I needed a camera I could use while snorkeling on my next vacation. You were an affordable digital camera that was supposed to be waterproof up to 30' deep. It seemed like a match made in heaven. I had visions of taking you all the places my Other Camera was too awkward to go - like into my pocket so I don't look like a dweeb with a giant camera around my neck at every school function and field trip. We'd take beautiful pictures together, you and I, and maybe you would even be tough enough to withstand my daughter's love.
I realize now that ours was a relationship doomed from the start. How could you withhold so much information from me when we first met in the store, like what size memory card you required? And how was I supposed to know your, um, batteries were so small, since there's no mention of your AAA requirements on your packaging?

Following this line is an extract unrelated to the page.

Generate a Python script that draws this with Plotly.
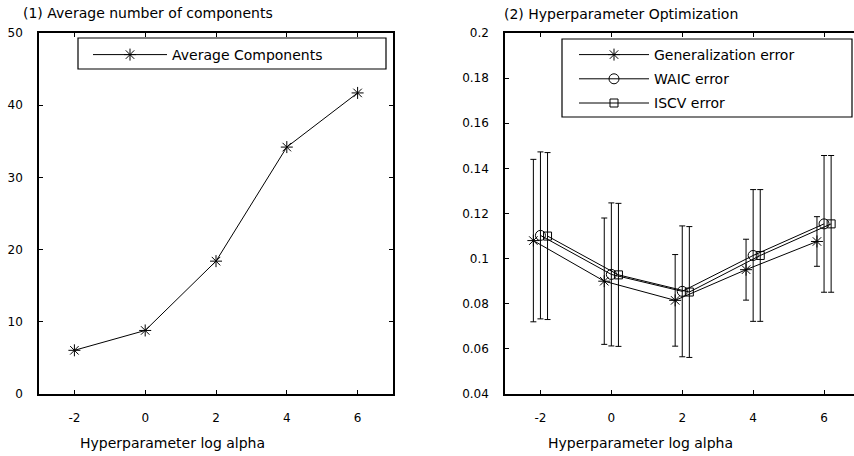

If you had just spelled out plainly what your needs were, we could have saved ourselves a lot of time running back and forth.
You left out a few other things, too - like the wrist strap that would be sort of necessary if we, I don't know, actually went into the water. Thanks for making me take an hour to make one the day I left for vacation - I needed the extra work that day. And your owner's manual ... oh, a digital one is nice and all, but not all of us have time to boot up the computer every time we want to check to see how to take a closeup shot. Way to go green and make me waste more than 40 pages of my own paper!
Maybe it's me, not you, I thought. I was willing to overlook your faults, if only you could perform as you boasted when we first met. But alas, you couldn't walk the walk.
Sure, if I took you out in bright light and focused on things at a distance, you performed acceptably well.
The real problems started as soon as I got you wet. Trying to take pictures in the pool without putting my face in the water was futile; you can't see the viewscreen unless you're directly in front of it, and the refraction of the water wasn't helping things. A few of the pictures in the pool turned out completely black, which is tricky to do when you're photographing in bright Jamaican morning light. I tried taking some shots in the ocean, too, finding actual things to aim at that I could (sort of) see on the viewscreen. I got pictures like this one of a rock with fish around it:
(That picture, by the way, was taken from my fourth floor balcony at 6:30am on a cloudy day with my 5 megapixel camera that's more than four years old. Yay for 10x zoom, a steady hand, and a good camera!)
After trying to take a few pictures in the water, I took a few more in the air, and I was surprised that the best of them looked like this:
To say I am displeased with you would be understating it. Pissed off, wrathful, intent on vengeance ... that's more the level we're talking here. I could have gotten better photos with a cheap point-and-shoot sealed inside a ziplock bag, for god's sake.
I'll be calling your parents about this tomorrow morning, you can be sure of that, and they'd better be prepared to make restitution. Because I'm not going back to Jamaica anytime soon, and thanks to you, I have exactly ZERO usable shots from the water, you stupid piece of useless misrepresented underpowered poorly designed crap.
Also, you're ugly, and your mother dresses you funny. So there!